◆ **Task to carry out**
From the records below, print only the part that opens with the line containing "Write the HTML code for this interface." and closes with the line containing "t.textContent = cfg.title;"; omit the pictures.

-*-*-

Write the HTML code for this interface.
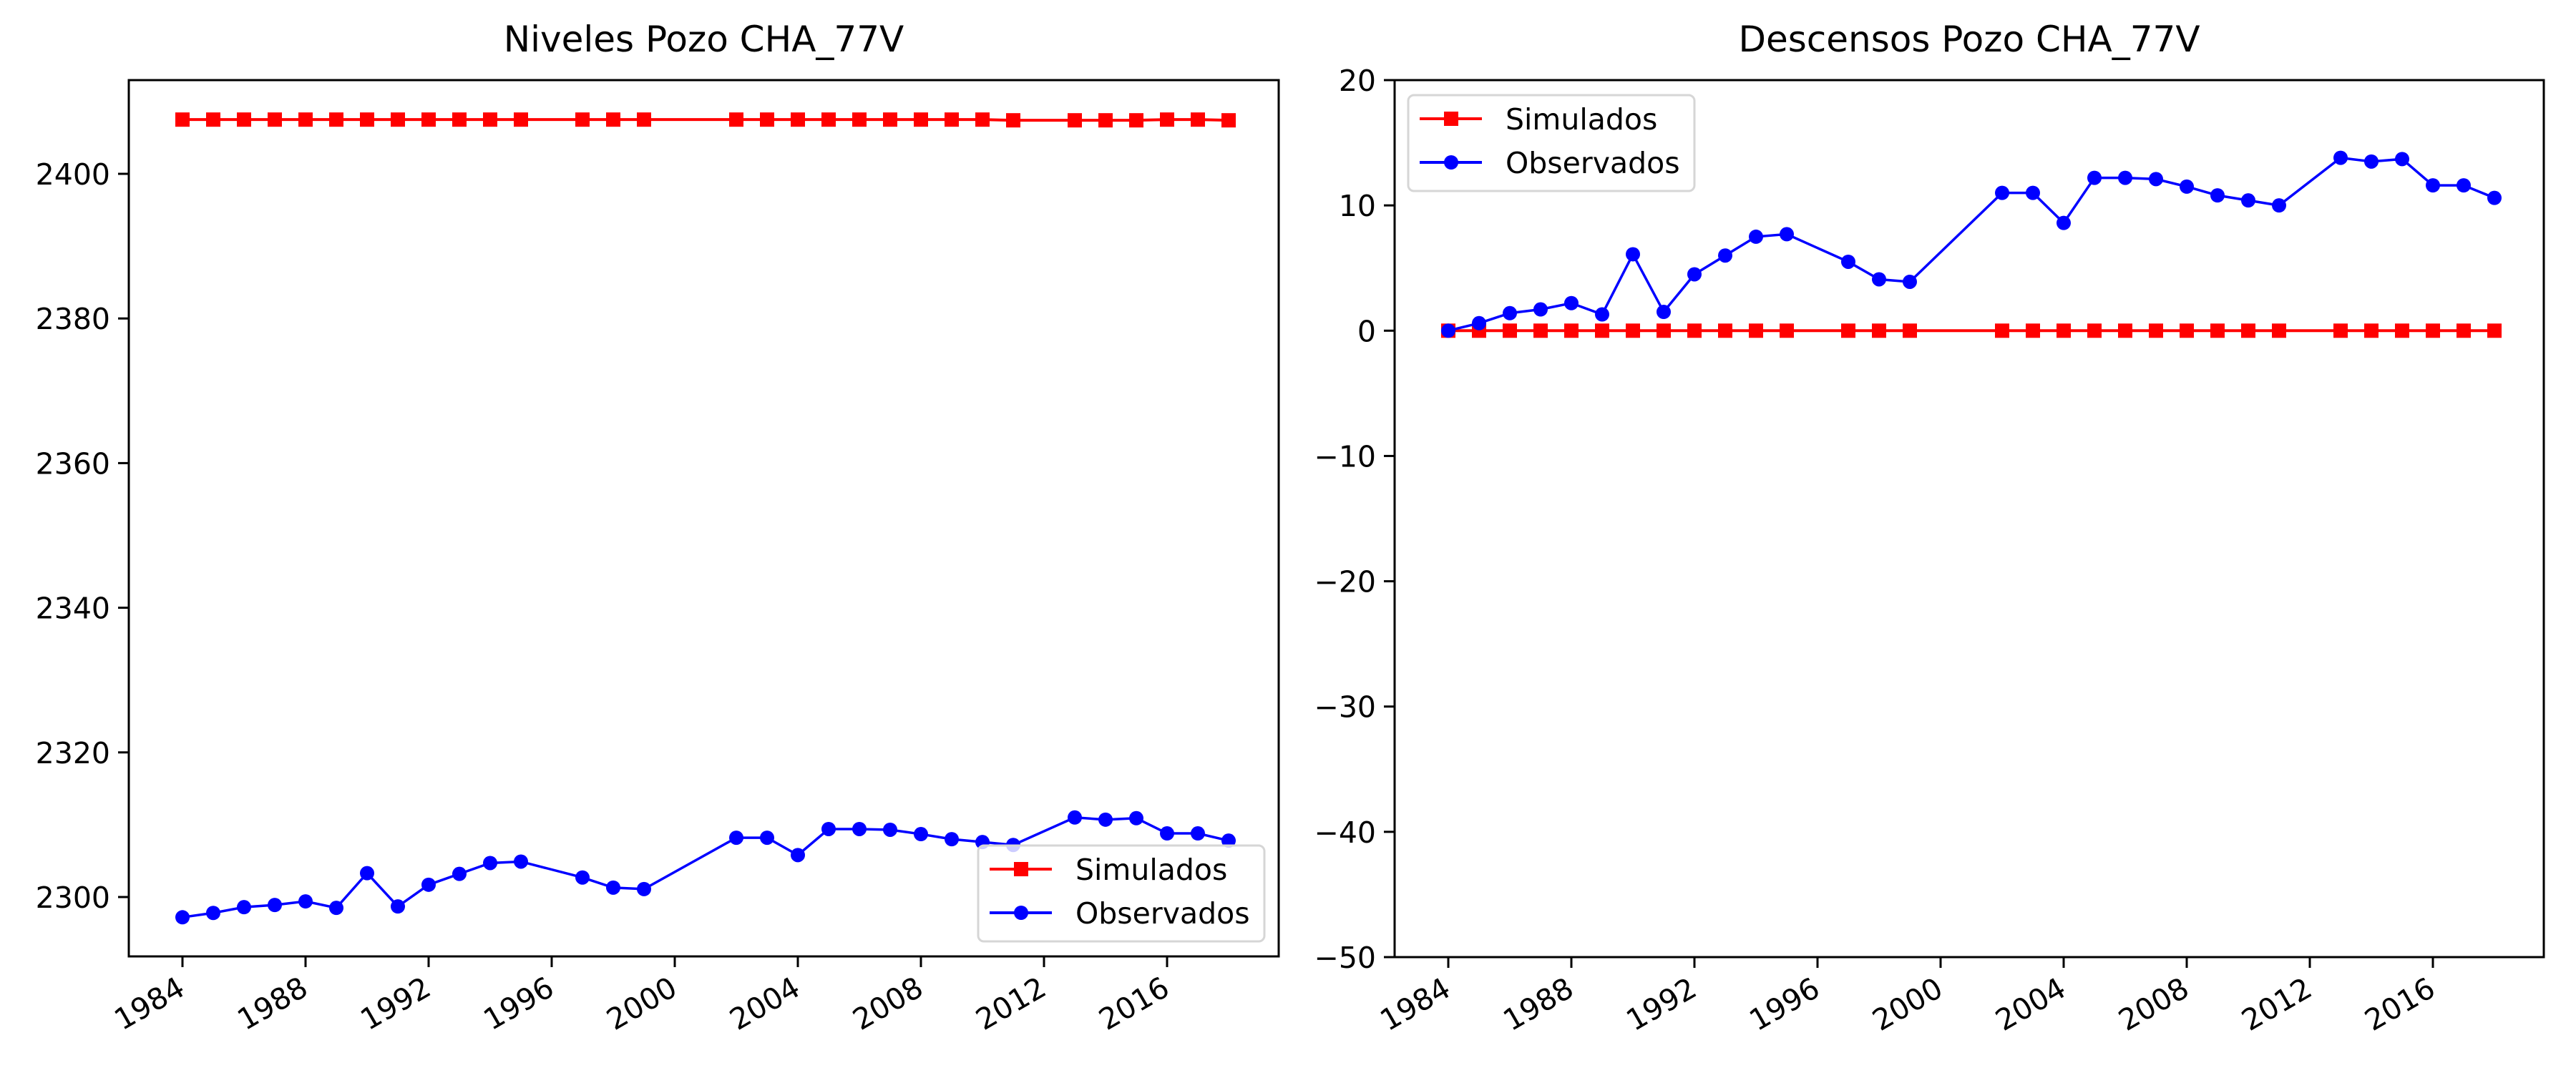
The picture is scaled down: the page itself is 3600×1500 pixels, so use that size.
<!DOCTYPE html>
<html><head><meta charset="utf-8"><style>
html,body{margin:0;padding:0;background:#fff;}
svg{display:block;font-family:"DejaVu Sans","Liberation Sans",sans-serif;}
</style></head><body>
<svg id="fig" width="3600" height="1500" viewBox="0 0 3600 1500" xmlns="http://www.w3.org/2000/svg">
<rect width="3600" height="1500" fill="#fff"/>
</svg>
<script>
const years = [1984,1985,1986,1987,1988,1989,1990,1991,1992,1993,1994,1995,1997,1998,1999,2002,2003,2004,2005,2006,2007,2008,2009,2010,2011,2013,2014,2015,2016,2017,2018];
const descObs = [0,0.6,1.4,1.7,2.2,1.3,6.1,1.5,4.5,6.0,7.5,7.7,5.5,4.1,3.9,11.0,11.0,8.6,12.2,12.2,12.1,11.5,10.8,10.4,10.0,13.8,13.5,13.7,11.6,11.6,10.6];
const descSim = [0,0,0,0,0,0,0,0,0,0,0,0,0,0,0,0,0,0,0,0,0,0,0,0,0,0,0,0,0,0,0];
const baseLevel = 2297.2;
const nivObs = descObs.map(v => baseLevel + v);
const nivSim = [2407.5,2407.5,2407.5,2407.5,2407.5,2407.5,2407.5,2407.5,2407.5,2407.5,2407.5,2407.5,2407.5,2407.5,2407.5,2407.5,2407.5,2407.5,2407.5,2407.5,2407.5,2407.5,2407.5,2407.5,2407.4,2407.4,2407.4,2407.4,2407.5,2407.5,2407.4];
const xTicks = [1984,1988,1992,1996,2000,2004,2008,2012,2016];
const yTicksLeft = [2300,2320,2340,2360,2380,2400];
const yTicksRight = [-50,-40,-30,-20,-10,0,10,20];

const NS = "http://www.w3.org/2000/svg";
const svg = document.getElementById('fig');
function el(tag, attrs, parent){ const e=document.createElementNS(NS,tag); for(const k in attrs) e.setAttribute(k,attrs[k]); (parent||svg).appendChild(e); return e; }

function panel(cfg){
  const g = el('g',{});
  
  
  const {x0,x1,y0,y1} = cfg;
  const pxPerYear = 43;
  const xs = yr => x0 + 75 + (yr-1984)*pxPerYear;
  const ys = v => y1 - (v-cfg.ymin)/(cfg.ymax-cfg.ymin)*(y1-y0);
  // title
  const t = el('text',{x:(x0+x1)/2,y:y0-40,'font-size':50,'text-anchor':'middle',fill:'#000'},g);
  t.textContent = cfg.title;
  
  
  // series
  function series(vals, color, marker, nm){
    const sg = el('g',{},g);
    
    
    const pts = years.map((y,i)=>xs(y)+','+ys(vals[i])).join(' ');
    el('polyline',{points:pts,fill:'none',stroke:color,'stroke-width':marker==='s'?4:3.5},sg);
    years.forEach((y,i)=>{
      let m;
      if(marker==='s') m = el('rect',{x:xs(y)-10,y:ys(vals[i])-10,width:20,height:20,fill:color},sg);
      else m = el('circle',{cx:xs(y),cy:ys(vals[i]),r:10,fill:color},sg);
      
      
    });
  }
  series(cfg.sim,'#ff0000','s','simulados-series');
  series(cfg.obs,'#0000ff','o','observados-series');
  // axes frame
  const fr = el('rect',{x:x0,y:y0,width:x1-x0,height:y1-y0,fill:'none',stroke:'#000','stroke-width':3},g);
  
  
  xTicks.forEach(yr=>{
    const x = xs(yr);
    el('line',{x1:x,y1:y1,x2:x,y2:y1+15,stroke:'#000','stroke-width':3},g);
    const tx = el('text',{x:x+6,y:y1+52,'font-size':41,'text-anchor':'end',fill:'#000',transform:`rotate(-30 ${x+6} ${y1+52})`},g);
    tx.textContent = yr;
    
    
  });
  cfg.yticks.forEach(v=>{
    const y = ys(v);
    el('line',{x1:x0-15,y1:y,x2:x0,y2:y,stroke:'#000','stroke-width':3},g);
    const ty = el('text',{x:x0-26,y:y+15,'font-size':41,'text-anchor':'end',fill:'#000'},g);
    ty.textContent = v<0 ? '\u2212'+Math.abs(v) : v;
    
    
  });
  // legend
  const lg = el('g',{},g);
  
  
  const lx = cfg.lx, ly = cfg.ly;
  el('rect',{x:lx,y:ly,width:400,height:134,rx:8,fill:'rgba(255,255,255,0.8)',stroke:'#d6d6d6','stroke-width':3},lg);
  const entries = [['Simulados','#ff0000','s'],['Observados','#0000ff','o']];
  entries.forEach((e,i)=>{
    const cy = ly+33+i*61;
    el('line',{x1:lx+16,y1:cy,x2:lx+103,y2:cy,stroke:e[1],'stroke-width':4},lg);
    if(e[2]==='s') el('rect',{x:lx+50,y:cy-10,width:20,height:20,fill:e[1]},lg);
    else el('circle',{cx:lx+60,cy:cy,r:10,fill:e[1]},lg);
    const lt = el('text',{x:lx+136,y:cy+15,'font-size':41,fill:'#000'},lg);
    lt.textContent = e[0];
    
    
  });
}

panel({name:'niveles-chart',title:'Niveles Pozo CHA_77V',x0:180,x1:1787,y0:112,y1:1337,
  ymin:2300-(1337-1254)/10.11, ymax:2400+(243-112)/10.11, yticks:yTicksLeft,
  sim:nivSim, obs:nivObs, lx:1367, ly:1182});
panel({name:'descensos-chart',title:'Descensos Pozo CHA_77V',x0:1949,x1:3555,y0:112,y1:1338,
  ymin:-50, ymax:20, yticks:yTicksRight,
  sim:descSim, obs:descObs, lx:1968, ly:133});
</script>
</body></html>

-*-*-

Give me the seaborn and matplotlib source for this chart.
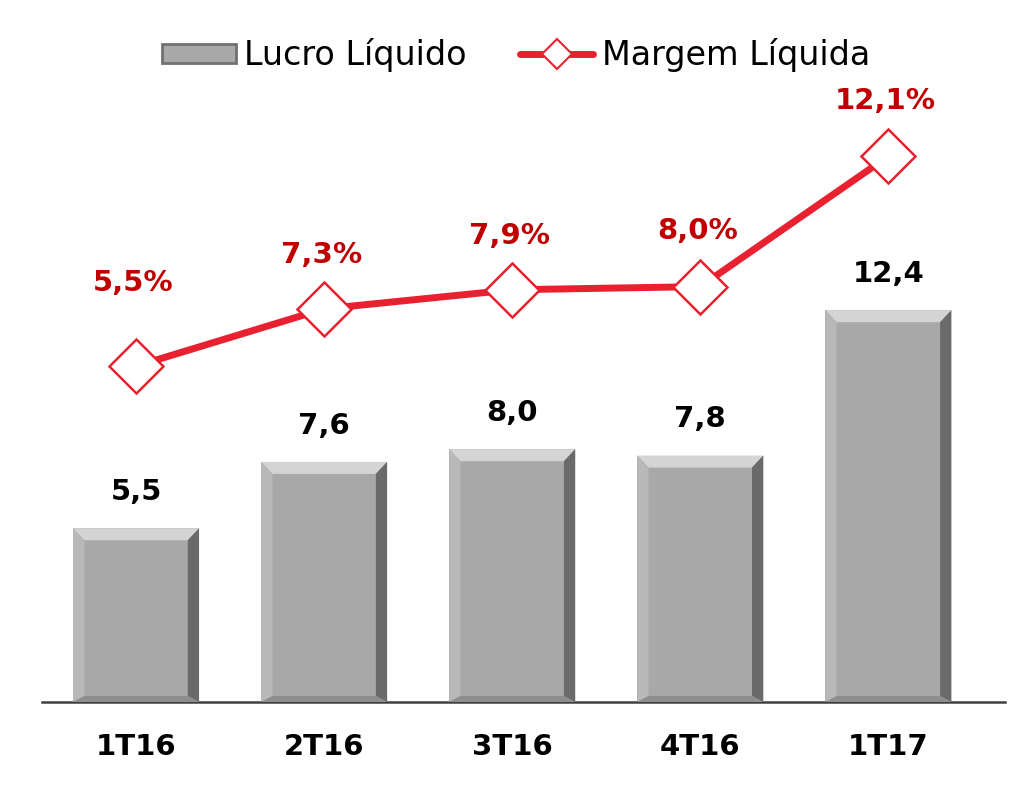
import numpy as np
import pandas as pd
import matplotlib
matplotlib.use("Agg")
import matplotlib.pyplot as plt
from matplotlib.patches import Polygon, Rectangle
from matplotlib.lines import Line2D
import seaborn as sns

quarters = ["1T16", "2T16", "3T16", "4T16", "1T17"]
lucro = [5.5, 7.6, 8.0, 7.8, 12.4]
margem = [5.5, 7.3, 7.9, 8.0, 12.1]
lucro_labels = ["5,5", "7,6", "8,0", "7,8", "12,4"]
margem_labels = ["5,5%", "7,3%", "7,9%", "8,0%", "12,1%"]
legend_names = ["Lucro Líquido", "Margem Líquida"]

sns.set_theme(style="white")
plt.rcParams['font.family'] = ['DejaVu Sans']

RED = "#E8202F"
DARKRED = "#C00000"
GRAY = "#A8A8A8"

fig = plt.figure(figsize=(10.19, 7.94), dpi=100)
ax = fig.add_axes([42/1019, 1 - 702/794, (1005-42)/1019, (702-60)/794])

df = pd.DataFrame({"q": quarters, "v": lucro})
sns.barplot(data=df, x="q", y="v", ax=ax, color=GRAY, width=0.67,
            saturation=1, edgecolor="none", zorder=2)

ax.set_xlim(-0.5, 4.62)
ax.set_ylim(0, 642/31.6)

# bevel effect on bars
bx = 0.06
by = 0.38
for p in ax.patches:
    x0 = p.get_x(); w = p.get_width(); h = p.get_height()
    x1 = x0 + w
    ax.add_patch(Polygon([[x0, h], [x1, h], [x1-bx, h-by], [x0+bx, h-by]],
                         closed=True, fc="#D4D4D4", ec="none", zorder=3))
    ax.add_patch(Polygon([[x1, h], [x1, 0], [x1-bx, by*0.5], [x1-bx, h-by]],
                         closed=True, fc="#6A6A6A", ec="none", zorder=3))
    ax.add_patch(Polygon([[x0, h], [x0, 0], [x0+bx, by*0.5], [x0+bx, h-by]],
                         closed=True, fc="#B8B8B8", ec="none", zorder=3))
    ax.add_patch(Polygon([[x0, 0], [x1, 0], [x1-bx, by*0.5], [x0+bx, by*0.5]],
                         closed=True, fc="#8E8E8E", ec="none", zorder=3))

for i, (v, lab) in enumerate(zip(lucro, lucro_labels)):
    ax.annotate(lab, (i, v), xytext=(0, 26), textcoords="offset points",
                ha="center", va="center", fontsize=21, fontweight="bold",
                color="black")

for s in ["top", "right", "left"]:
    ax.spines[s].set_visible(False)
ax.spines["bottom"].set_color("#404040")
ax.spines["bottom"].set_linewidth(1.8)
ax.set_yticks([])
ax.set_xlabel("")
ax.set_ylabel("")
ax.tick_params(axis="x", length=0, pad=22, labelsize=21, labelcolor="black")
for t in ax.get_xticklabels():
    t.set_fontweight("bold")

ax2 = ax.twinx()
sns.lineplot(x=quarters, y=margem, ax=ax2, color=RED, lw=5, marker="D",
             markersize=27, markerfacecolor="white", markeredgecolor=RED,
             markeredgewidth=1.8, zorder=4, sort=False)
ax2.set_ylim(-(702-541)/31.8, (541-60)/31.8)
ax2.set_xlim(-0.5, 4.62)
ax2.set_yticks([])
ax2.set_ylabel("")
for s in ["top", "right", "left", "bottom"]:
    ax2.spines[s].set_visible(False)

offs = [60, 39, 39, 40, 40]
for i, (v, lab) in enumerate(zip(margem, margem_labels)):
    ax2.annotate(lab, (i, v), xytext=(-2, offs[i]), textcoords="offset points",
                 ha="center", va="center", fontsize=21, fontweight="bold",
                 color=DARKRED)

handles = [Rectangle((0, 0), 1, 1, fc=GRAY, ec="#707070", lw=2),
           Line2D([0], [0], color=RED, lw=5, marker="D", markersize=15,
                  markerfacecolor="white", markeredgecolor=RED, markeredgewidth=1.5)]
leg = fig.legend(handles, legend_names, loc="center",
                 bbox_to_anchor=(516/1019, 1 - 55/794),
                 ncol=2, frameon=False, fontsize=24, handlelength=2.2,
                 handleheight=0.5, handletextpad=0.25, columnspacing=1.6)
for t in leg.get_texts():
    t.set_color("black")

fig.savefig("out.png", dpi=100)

-*-*-

◆ **Answer to this exercise**
Write the HTML code for this interface.
The picture is scaled down: the page itself is 3600×1500 pixels, so use that size.
<!DOCTYPE html>
<html><head><meta charset="utf-8"><style>
html,body{margin:0;padding:0;background:#fff;}
svg{display:block;font-family:"DejaVu Sans","Liberation Sans",sans-serif;}
</style></head><body>
<svg id="fig" width="3600" height="1500" viewBox="0 0 3600 1500" xmlns="http://www.w3.org/2000/svg">
<rect width="3600" height="1500" fill="#fff"/>
</svg>
<script>
const years = [1984,1985,1986,1987,1988,1989,1990,1991,1992,1993,1994,1995,1997,1998,1999,2002,2003,2004,2005,2006,2007,2008,2009,2010,2011,2013,2014,2015,2016,2017,2018];
const descObs = [0,0.6,1.4,1.7,2.2,1.3,6.1,1.5,4.5,6.0,7.5,7.7,5.5,4.1,3.9,11.0,11.0,8.6,12.2,12.2,12.1,11.5,10.8,10.4,10.0,13.8,13.5,13.7,11.6,11.6,10.6];
const descSim = [0,0,0,0,0,0,0,0,0,0,0,0,0,0,0,0,0,0,0,0,0,0,0,0,0,0,0,0,0,0,0];
const baseLevel = 2297.2;
const nivObs = descObs.map(v => baseLevel + v);
const nivSim = [2407.5,2407.5,2407.5,2407.5,2407.5,2407.5,2407.5,2407.5,2407.5,2407.5,2407.5,2407.5,2407.5,2407.5,2407.5,2407.5,2407.5,2407.5,2407.5,2407.5,2407.5,2407.5,2407.5,2407.5,2407.4,2407.4,2407.4,2407.4,2407.5,2407.5,2407.4];
const xTicks = [1984,1988,1992,1996,2000,2004,2008,2012,2016];
const yTicksLeft = [2300,2320,2340,2360,2380,2400];
const yTicksRight = [-50,-40,-30,-20,-10,0,10,20];

const NS = "http://www.w3.org/2000/svg";
const svg = document.getElementById('fig');
function el(tag, attrs, parent){ const e=document.createElementNS(NS,tag); for(const k in attrs) e.setAttribute(k,attrs[k]); (parent||svg).appendChild(e); return e; }

function panel(cfg){
  const g = el('g',{});
  
  
  const {x0,x1,y0,y1} = cfg;
  const pxPerYear = 43;
  const xs = yr => x0 + 75 + (yr-1984)*pxPerYear;
  const ys = v => y1 - (v-cfg.ymin)/(cfg.ymax-cfg.ymin)*(y1-y0);
  // title
  const t = el('text',{x:(x0+x1)/2,y:y0-40,'font-size':50,'text-anchor':'middle',fill:'#000'},g);
  t.textContent = cfg.title;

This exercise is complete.